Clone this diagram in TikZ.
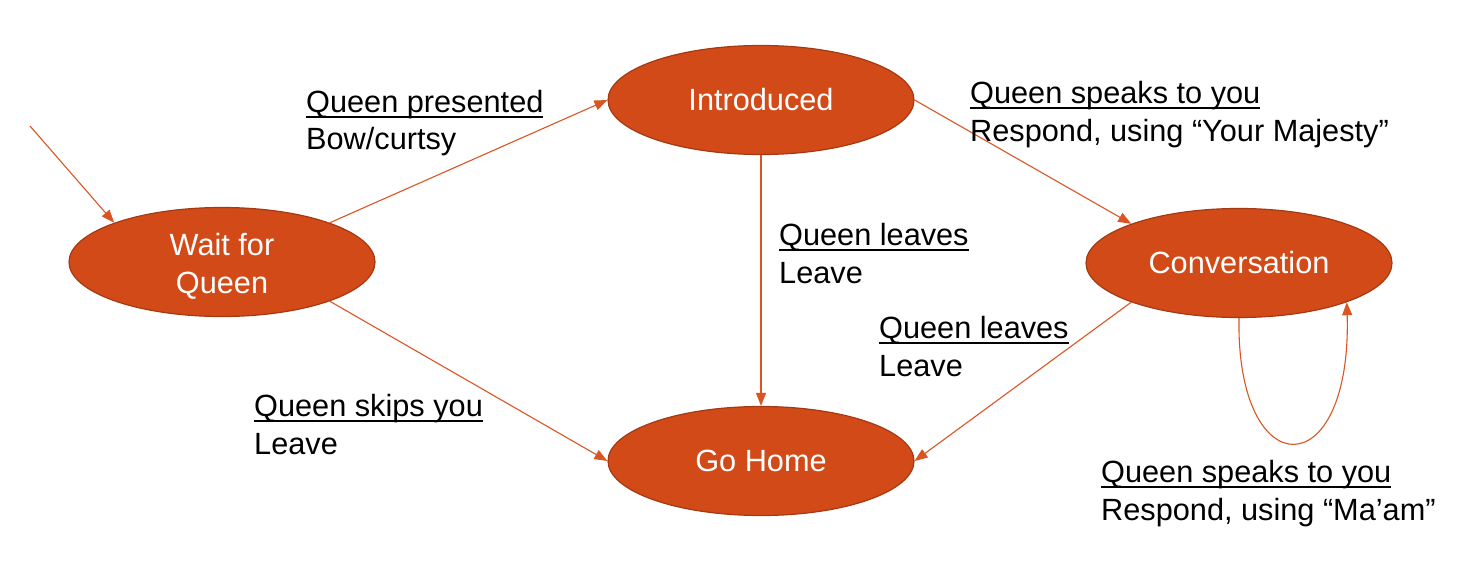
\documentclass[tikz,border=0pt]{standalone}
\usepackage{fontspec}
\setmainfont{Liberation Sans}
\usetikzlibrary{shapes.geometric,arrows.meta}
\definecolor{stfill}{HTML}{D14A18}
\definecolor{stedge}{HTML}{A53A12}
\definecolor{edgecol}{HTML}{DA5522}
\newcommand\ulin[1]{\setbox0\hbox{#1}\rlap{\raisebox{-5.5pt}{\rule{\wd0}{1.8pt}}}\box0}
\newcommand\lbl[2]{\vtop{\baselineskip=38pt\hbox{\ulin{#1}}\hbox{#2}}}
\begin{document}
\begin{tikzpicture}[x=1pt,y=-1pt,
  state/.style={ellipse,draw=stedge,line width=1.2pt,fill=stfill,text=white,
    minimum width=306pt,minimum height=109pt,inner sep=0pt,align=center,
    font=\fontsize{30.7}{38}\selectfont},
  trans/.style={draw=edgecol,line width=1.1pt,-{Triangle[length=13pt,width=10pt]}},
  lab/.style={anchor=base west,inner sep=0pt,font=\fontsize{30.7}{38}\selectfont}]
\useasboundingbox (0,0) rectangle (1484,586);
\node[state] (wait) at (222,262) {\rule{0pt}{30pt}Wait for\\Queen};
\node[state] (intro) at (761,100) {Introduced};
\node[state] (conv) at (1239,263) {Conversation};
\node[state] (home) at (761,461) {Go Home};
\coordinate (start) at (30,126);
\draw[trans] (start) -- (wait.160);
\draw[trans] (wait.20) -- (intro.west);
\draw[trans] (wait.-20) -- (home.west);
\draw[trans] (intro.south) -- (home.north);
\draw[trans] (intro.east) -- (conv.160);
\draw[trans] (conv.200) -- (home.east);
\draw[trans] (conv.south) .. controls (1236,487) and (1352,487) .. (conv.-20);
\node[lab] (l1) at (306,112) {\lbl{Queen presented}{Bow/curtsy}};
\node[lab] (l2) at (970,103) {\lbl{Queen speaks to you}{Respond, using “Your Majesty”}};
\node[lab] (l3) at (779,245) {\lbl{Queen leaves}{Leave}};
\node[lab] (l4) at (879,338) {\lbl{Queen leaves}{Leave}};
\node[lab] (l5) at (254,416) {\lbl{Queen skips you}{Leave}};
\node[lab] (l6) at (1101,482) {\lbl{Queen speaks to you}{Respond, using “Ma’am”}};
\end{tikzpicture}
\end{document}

-------

| Short exercise |
Leave out the pictures and reproduce the rest of the listing exactly.

| Exercise result |
Clone this diagram in TikZ.
\documentclass[tikz,border=0pt]{standalone}
\usepackage{fontspec}
\setmainfont{Liberation Sans}
\usetikzlibrary{shapes.geometric,arrows.meta}
\definecolor{stfill}{HTML}{D14A18}
\definecolor{stedge}{HTML}{A53A12}
\definecolor{edgecol}{HTML}{DA5522}
\newcommand\ulin[1]{\setbox0\hbox{#1}\rlap{\raisebox{-5.5pt}{\rule{\wd0}{1.8pt}}}\box0}
\newcommand\lbl[2]{\vtop{\baselineskip=38pt\hbox{\ulin{#1}}\hbox{#2}}}
\begin{document}
\begin{tikzpicture}[x=1pt,y=-1pt,
  state/.style={ellipse,draw=stedge,line width=1.2pt,fill=stfill,text=white,
    minimum width=306pt,minimum height=109pt,inner sep=0pt,align=center,
    font=\fontsize{30.7}{38}\selectfont},
  trans/.style={draw=edgecol,line width=1.1pt,-{Triangle[length=13pt,width=10pt]}},
  lab/.style={anchor=base west,inner sep=0pt,font=\fontsize{30.7}{38}\selectfont}]
\useasboundingbox (0,0) rectangle (1484,586);
\node[state] (wait) at (222,262) {\rule{0pt}{30pt}Wait for\\Queen};
\node[state] (intro) at (761,100) {Introduced};
\node[state] (conv) at (1239,263) {Conversation};
\node[state] (home) at (761,461) {Go Home};
\coordinate (start) at (30,126);
\draw[trans] (start) -- (wait.160);
\draw[trans] (wait.20) -- (intro.west);
\draw[trans] (wait.-20) -- (home.west);
\draw[trans] (intro.south) -- (home.north);
\draw[trans] (intro.east) -- (conv.160);
\draw[trans] (conv.200) -- (home.east);
\draw[trans] (conv.south) .. controls (1236,487) and (1352,487) .. (conv.-20);
\node[lab] (l1) at (306,112) {\lbl{Queen presented}{Bow/curtsy}};
\node[lab] (l2) at (970,103) {\lbl{Queen speaks to you}{Respond, using “Your Majesty”}};
\node[lab] (l3) at (779,245) {\lbl{Queen leaves}{Leave}};
\node[lab] (l4) at (879,338) {\lbl{Queen leaves}{Leave}};
\node[lab] (l5) at (254,416) {\lbl{Queen skips you}{Leave}};
\node[lab] (l6) at (1101,482) {\lbl{Queen speaks to you}{Respond, using “Ma’am”}};
\end{tikzpicture}
\end{document}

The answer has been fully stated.